Il y a deux ans s’éteignait l’un des plus formidables écrivains suisses, dans une forme d’indifférence médiatique , Georges Haldas. Il est temps aujourd’hui pour Zone Critique d’exhumer cette fantastique figure littéraire du siècle passé, et d’ainsi, après Albert Caraco et Georg Trakl, de continuer notre galerie des écrivains trop injustement ignorés.
Trop méconnu en France malgré les efforts des éditions de l’age d’homme et d’une petite phalange de lecteurs fervents, Georges Haldas n’était pas un littérateur. Aussi éloigné des modes et des avants gardes-officielles que des réalismes morbides ou complaisants l’écrivain suisse cherchait à traquer dans la chair du monde ce qui le fonde, quelles lumières d’éternité éclairent les vies des plus communes humanités et quelles traces essentielles laissent nos peines et nos joies.
L’écrivain suisse cherchait à traquer dans la chair du monde ce qui le fonde
Poèmes, chroniques, confessions autobiographiques (la confession d’une graine publiée à partir de 1984), carnets (sous le titre « l’état de poésie »), essais de critique littéraire ou méditations spirituelles, l’œuvre ample et généreuse de Georges Haldas est animée d’une rare qualité de communion avec les étres et les choses, d’un constant désir de s’attacher au réel parfois le plus prosaïque pour en révéler le sens ou en écouter les vibrations mystérieuses. Elle est sœur par cette intensité d’attention de certaines pages de Vassili Rozanov ou de Thomas Wolfe. Sous le regard aiguë et fraternel du « scribe » (ainsi se désigne souvent l’auteur dans ses chroniques) la vie des hommes se manifeste en sa poignante profondeur, éternelle énigme dans le lit du quotidien.
C’est certainement le livre des passions et des heures, sublime chronique de la vie d’un café de Genève, qui est l’ouvrage le plus inspiré de Georges Haldas et son œuvre la plus directement évidente. Il a su y transfigurer les existences de nos prochains les plus obscures, des compagnons de comptoirs aux vielles femmes des matins tristes. Dans ce véridique rapport sur les joies et les misères de l’humaine condition la voix et le regard du narrateur viennent parfaitement nous hanter: Le repas du petit bourgeois brisé, usé par les servitudes d’une vie vétuste et sans joie, l’attente inquiète et fébrile de la femme adultère, la concentration du patron Kabyle attaché à son petit établissement comme un soldat héroïque et désespéré ; toutes ces humbles vies sont révélées et par la vision si singulière d’Haldas elles se muent en vies de saints et de héros, et le zinc en un lieu d’affrontement du bien et du mal ou se croisent l’apôtre et le démon, le démon de petite envergure ou « le grand serpent », l’éternel tentateur.

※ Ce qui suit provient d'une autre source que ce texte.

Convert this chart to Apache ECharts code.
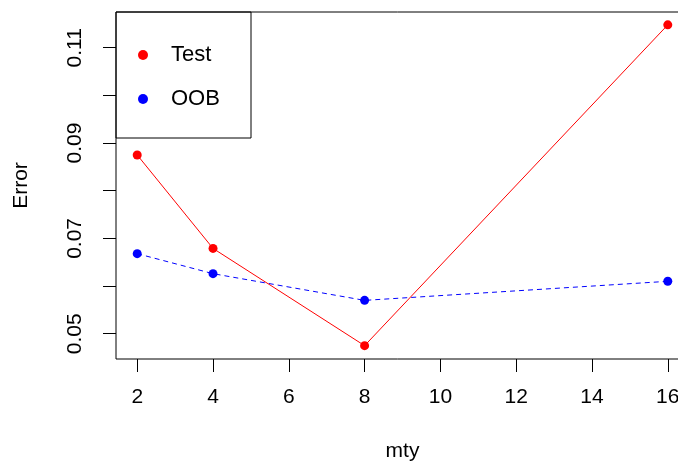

Chroniqueur habité du mystère des destinées humaines, Georges Haldas fut aussi un formidable passeur de littérature. Outre des traductions de Catulle, Anacréon et du poète italien Umberto Saba, nous lui devons de merveilleuses et fraternelles préfaces aux classiques de la littérature russe et espagnole. Enfin, animé d’une foi très personnelle, ce fils d’un grec orthodoxe et d’une protestante, converti un temps au catholicisme par son mariage et sa fréquentation du cardinal Journet, se pencha vers la fin de sa vie sur les figures du nouveau Testament et des mythes fondateurs de nos civilisations . On lira ainsi avec passion son Marie de Magdala et sa méditation sur Socrate et le Christ.
Georges Haldas appartenait à une race d’écrivains en voie de disparition, qui a pour son art la passion brûlante d’un amant
Georges Haldas appartenait à une race d’écrivains en voie de disparition, celle dont l’inspiration répond à une nécessité spirituelle ou métaphysique, qui a pour son art la passion brûlante d’un amant et comme il le confiait dans sa confession d’une graine, soumet sa vie a sa vocation de « scribe de l’essentiel » qui tente « d’insérer le fil d’or de l’éternité dans le tricot du temps ».